## Stated problem
Quote all of the data exactly as given. Skip every picture it contains.

▬▬▬▬▬▬

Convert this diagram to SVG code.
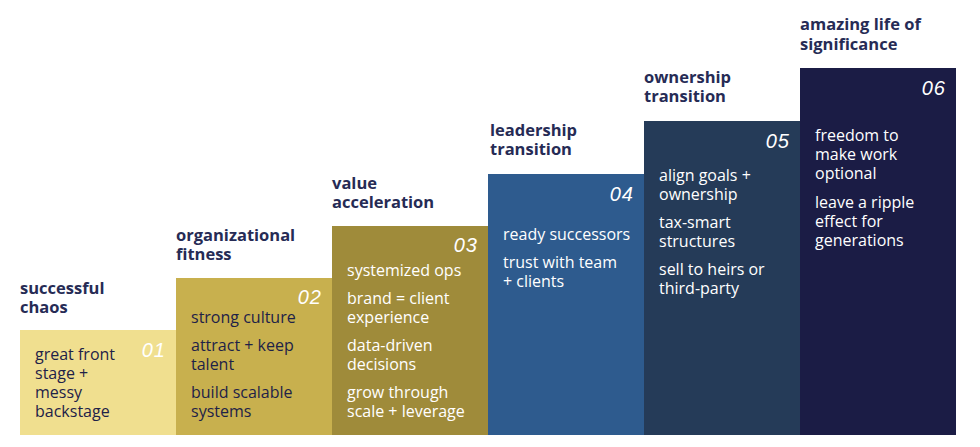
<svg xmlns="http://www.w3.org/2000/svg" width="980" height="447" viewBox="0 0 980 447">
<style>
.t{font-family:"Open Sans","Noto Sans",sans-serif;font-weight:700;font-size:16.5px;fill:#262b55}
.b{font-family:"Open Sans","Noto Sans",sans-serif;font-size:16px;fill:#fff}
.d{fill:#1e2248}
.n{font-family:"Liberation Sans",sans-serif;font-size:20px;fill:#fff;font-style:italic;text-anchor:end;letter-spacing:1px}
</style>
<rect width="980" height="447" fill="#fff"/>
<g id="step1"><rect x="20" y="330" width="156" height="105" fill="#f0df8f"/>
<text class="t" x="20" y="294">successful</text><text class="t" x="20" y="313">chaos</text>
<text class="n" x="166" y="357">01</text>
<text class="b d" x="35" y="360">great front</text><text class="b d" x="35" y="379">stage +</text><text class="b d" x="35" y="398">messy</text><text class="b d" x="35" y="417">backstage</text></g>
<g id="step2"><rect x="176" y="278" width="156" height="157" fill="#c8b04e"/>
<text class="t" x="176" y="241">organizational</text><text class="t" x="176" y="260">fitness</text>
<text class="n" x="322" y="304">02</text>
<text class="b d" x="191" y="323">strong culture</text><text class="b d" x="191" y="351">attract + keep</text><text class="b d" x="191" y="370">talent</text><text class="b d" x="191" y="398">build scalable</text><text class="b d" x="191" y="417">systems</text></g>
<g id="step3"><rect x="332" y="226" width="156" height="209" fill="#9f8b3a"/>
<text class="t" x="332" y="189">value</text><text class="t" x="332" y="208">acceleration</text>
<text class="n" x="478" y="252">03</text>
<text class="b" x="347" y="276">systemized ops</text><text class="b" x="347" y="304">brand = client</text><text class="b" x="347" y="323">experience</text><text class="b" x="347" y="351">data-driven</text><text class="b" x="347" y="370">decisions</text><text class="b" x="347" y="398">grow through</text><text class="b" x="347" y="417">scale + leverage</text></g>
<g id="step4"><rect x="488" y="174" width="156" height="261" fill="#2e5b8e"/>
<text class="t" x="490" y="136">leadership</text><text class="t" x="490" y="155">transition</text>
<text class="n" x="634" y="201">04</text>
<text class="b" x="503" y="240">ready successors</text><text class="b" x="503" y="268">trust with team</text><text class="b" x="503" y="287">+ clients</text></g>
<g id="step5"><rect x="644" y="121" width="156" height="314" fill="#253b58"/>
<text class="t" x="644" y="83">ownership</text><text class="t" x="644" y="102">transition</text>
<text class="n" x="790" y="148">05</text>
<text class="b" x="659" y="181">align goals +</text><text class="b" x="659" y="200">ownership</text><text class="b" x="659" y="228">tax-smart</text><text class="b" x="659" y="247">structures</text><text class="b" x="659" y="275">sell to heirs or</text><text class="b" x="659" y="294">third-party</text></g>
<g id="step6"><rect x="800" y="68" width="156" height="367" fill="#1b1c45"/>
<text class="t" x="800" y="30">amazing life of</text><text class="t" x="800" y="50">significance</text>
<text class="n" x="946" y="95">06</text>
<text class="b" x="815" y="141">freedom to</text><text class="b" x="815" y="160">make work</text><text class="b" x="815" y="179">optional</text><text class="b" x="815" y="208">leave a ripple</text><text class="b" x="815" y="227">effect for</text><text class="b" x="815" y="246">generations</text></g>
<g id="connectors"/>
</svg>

▬▬▬▬▬▬

## Answer to this problem
Convert this diagram to SVG code.
<svg xmlns="http://www.w3.org/2000/svg" width="980" height="447" viewBox="0 0 980 447">
<style>
.t{font-family:"Open Sans","Noto Sans",sans-serif;font-weight:700;font-size:16.5px;fill:#262b55}
.b{font-family:"Open Sans","Noto Sans",sans-serif;font-size:16px;fill:#fff}
.d{fill:#1e2248}
.n{font-family:"Liberation Sans",sans-serif;font-size:20px;fill:#fff;font-style:italic;text-anchor:end;letter-spacing:1px}
</style>
<rect width="980" height="447" fill="#fff"/>
<g id="step1"><rect x="20" y="330" width="156" height="105" fill="#f0df8f"/>
<text class="t" x="20" y="294">successful</text><text class="t" x="20" y="313">chaos</text>
<text class="n" x="166" y="357">01</text>
<text class="b d" x="35" y="360">great front</text><text class="b d" x="35" y="379">stage +</text><text class="b d" x="35" y="398">messy</text><text class="b d" x="35" y="417">backstage</text></g>
<g id="step2"><rect x="176" y="278" width="156" height="157" fill="#c8b04e"/>
<text class="t" x="176" y="241">organizational</text><text class="t" x="176" y="260">fitness</text>
<text class="n" x="322" y="304">02</text>
<text class="b d" x="191" y="323">strong culture</text><text class="b d" x="191" y="351">attract + keep</text><text class="b d" x="191" y="370">talent</text><text class="b d" x="191" y="398">build scalable</text><text class="b d" x="191" y="417">systems</text></g>
<g id="step3"><rect x="332" y="226" width="156" height="209" fill="#9f8b3a"/>
<text class="t" x="332" y="189">value</text><text class="t" x="332" y="208">acceleration</text>
<text class="n" x="478" y="252">03</text>
<text class="b" x="347" y="276">systemized ops</text><text class="b" x="347" y="304">brand = client</text><text class="b" x="347" y="323">experience</text><text class="b" x="347" y="351">data-driven</text><text class="b" x="347" y="370">decisions</text><text class="b" x="347" y="398">grow through</text><text class="b" x="347" y="417">scale + leverage</text></g>
<g id="step4"><rect x="488" y="174" width="156" height="261" fill="#2e5b8e"/>
<text class="t" x="490" y="136">leadership</text><text class="t" x="490" y="155">transition</text>
<text class="n" x="634" y="201">04</text>
<text class="b" x="503" y="240">ready successors</text><text class="b" x="503" y="268">trust with team</text><text class="b" x="503" y="287">+ clients</text></g>
<g id="step5"><rect x="644" y="121" width="156" height="314" fill="#253b58"/>
<text class="t" x="644" y="83">ownership</text><text class="t" x="644" y="102">transition</text>
<text class="n" x="790" y="148">05</text>
<text class="b" x="659" y="181">align goals +</text><text class="b" x="659" y="200">ownership</text><text class="b" x="659" y="228">tax-smart</text><text class="b" x="659" y="247">structures</text><text class="b" x="659" y="275">sell to heirs or</text><text class="b" x="659" y="294">third-party</text></g>
<g id="step6"><rect x="800" y="68" width="156" height="367" fill="#1b1c45"/>
<text class="t" x="800" y="30">amazing life of</text><text class="t" x="800" y="50">significance</text>
<text class="n" x="946" y="95">06</text>
<text class="b" x="815" y="141">freedom to</text><text class="b" x="815" y="160">make work</text><text class="b" x="815" y="179">optional</text><text class="b" x="815" y="208">leave a ripple</text><text class="b" x="815" y="227">effect for</text><text class="b" x="815" y="246">generations</text></g>
<g id="connectors"/>
</svg>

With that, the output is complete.